-- Start of Record list --

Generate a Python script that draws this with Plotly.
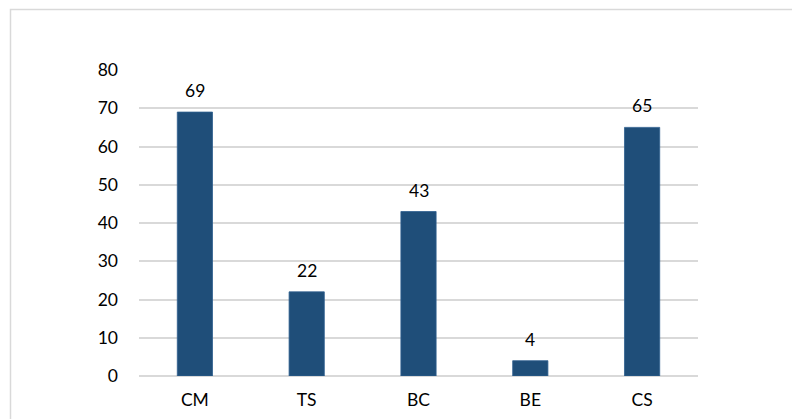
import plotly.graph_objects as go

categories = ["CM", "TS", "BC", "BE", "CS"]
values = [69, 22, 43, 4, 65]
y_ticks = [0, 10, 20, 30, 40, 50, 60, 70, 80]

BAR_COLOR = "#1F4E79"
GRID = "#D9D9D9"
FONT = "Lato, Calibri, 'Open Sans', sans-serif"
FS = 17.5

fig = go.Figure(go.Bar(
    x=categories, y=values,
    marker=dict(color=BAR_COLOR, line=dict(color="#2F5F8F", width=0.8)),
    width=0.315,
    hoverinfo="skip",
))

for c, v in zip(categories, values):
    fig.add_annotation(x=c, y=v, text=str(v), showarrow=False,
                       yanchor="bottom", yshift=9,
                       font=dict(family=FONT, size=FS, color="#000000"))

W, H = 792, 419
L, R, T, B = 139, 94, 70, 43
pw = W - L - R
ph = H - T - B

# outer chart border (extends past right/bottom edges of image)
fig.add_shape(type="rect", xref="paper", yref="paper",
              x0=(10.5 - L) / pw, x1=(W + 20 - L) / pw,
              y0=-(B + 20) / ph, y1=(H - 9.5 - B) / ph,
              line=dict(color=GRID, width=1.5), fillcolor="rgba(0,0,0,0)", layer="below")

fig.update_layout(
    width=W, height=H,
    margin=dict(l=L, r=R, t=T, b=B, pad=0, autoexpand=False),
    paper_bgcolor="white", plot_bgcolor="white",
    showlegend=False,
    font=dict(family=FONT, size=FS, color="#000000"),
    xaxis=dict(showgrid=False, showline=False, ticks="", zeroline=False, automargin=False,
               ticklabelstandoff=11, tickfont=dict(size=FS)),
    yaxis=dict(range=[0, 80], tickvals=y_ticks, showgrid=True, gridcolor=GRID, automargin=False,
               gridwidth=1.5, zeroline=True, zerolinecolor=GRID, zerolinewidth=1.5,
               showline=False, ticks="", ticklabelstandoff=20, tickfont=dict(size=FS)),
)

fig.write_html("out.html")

-- End of Record list --
-- Start of Record list --

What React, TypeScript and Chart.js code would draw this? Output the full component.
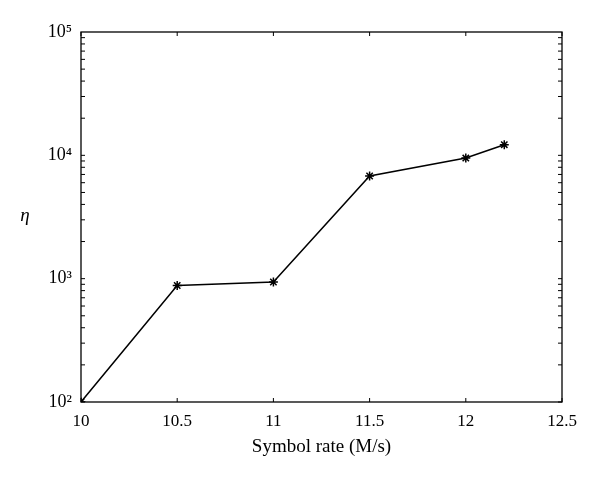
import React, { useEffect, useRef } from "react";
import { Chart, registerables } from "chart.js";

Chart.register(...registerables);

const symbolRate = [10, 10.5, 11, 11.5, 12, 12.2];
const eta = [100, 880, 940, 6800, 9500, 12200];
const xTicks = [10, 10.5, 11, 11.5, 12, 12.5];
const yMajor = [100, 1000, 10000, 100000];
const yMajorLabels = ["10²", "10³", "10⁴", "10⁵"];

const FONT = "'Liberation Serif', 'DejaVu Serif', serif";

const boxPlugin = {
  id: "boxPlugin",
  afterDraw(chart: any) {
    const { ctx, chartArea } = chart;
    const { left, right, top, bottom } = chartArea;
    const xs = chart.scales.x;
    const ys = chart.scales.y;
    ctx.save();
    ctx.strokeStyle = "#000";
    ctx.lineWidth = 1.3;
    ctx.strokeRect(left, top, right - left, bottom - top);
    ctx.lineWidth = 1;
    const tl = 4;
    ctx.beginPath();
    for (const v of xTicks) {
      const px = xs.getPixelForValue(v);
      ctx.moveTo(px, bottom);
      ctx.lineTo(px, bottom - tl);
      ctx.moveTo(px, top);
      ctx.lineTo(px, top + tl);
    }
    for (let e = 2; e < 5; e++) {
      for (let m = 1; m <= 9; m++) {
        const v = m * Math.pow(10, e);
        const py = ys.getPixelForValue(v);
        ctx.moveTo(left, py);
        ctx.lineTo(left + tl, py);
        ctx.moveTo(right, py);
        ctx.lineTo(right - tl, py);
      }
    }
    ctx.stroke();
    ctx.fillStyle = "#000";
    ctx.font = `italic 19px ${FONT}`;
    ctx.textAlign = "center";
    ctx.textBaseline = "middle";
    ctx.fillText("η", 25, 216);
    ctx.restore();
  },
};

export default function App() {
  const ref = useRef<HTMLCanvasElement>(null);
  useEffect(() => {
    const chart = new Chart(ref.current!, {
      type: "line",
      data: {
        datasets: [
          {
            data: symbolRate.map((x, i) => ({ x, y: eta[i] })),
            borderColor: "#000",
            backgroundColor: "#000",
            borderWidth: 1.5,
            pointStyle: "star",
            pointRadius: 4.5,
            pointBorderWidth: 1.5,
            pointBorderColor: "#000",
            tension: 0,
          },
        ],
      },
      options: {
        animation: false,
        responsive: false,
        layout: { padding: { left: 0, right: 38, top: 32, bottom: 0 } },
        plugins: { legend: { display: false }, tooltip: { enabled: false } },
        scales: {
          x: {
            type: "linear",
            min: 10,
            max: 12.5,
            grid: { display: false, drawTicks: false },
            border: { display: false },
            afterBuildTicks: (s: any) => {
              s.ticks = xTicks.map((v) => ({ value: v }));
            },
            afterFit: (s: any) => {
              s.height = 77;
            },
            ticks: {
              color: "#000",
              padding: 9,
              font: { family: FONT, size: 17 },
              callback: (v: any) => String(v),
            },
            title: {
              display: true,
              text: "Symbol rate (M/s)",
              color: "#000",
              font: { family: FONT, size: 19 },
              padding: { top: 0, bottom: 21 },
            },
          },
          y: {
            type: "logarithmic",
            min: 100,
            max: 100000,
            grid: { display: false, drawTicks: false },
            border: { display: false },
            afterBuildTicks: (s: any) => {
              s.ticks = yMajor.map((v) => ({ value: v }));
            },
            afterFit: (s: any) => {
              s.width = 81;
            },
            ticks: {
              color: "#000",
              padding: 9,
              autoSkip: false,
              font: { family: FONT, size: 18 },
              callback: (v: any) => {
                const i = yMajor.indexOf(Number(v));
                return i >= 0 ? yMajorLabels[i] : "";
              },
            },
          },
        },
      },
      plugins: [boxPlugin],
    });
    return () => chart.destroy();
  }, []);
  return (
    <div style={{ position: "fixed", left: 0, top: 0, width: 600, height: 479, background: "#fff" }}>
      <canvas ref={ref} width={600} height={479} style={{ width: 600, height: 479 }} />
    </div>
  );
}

-- End of Record list --

Goal of the exercise.
Quote only the lines running from the line with "What React, TypeScript" to the line with "Chart.register(...registerables);", ends included, exactly as they appear and without the pictures.

The output.
What React, TypeScript and Chart.js code would draw this? Output the full component.
import React, { useEffect, useRef } from "react";
import { Chart, registerables } from "chart.js";

Chart.register(...registerables);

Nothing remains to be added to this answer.